- [What this task involves] The lines from the top of the material below through the line containing "(labA) at ([yshift=0.18cm]a1.north)" are to be printed exactly, with pictures omitted.

- [Source data]
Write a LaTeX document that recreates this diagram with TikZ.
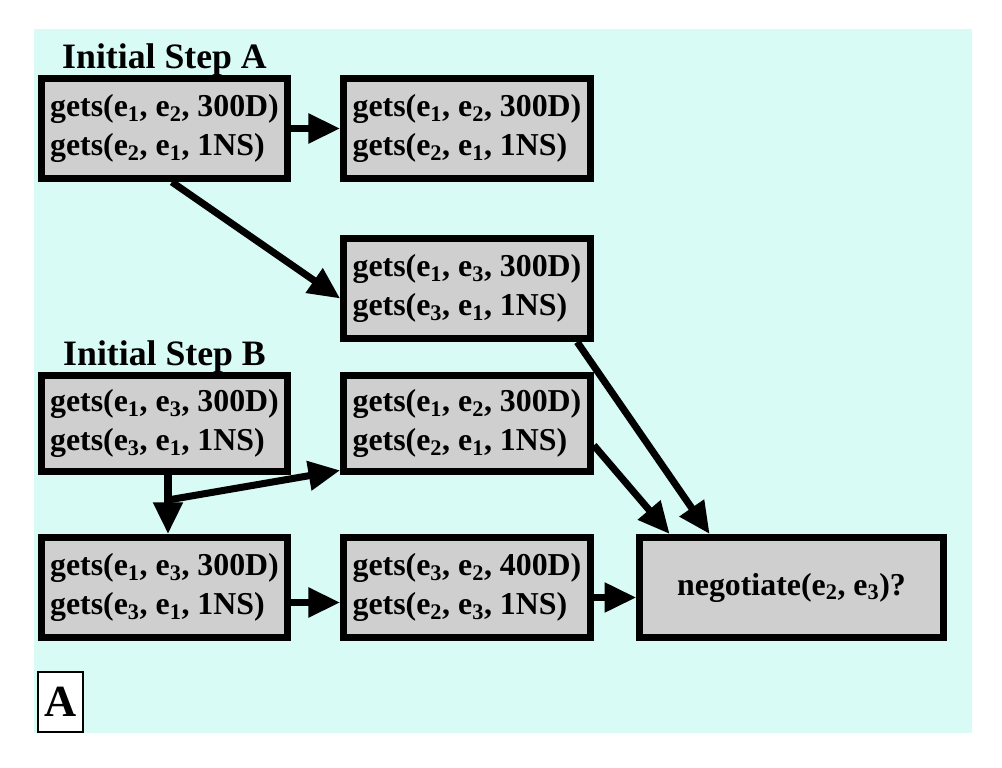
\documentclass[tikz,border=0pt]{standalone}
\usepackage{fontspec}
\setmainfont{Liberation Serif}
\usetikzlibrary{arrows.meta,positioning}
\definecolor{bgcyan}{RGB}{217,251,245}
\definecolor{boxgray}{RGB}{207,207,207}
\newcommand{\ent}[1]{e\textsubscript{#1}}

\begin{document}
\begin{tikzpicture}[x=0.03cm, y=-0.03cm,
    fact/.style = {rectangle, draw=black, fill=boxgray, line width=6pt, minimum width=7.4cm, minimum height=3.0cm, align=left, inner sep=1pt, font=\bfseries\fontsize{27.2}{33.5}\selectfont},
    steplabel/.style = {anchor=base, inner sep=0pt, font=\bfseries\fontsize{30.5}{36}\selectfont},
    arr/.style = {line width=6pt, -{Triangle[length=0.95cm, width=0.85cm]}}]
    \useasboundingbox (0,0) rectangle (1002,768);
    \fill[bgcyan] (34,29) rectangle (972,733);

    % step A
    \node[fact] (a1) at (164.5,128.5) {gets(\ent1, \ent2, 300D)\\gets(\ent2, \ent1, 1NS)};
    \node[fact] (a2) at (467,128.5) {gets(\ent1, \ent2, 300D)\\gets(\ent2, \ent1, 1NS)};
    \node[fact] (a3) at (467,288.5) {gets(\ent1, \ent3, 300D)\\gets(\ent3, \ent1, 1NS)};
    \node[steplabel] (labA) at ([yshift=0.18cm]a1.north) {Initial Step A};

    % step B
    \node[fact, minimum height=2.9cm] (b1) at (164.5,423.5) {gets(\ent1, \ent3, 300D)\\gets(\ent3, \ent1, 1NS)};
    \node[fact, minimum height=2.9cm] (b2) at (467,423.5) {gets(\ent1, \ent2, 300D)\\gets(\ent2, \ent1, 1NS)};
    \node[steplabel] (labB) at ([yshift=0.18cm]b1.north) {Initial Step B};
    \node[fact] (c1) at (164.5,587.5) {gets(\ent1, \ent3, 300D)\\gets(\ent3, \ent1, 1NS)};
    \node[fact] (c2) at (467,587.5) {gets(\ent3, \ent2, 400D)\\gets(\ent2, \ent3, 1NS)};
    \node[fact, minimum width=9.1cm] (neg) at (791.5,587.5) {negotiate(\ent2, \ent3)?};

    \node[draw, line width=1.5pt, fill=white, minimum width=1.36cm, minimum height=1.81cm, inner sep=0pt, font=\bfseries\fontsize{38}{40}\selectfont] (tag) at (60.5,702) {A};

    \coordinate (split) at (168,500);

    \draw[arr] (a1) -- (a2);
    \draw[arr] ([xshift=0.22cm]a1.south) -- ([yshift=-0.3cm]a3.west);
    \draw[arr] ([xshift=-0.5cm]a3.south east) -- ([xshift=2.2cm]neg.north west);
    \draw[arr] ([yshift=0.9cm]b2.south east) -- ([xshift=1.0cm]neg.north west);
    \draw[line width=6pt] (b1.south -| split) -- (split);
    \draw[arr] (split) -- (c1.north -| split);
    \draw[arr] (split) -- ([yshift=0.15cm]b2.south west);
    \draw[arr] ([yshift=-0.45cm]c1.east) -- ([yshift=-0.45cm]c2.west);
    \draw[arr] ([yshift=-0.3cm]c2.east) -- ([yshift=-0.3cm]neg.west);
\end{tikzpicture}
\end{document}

- [Response to this task]
Write a LaTeX document that recreates this diagram with TikZ.
\documentclass[tikz,border=0pt]{standalone}
\usepackage{fontspec}
\setmainfont{Liberation Serif}
\usetikzlibrary{arrows.meta,positioning}
\definecolor{bgcyan}{RGB}{217,251,245}
\definecolor{boxgray}{RGB}{207,207,207}
\newcommand{\ent}[1]{e\textsubscript{#1}}

\begin{document}
\begin{tikzpicture}[x=0.03cm, y=-0.03cm,
    fact/.style = {rectangle, draw=black, fill=boxgray, line width=6pt, minimum width=7.4cm, minimum height=3.0cm, align=left, inner sep=1pt, font=\bfseries\fontsize{27.2}{33.5}\selectfont},
    steplabel/.style = {anchor=base, inner sep=0pt, font=\bfseries\fontsize{30.5}{36}\selectfont},
    arr/.style = {line width=6pt, -{Triangle[length=0.95cm, width=0.85cm]}}]
    \useasboundingbox (0,0) rectangle (1002,768);
    \fill[bgcyan] (34,29) rectangle (972,733);

    % step A
    \node[fact] (a1) at (164.5,128.5) {gets(\ent1, \ent2, 300D)\\gets(\ent2, \ent1, 1NS)};
    \node[fact] (a2) at (467,128.5) {gets(\ent1, \ent2, 300D)\\gets(\ent2, \ent1, 1NS)};
    \node[fact] (a3) at (467,288.5) {gets(\ent1, \ent3, 300D)\\gets(\ent3, \ent1, 1NS)};
    \node[steplabel] (labA) at ([yshift=0.18cm]a1.north) {Initial Step A};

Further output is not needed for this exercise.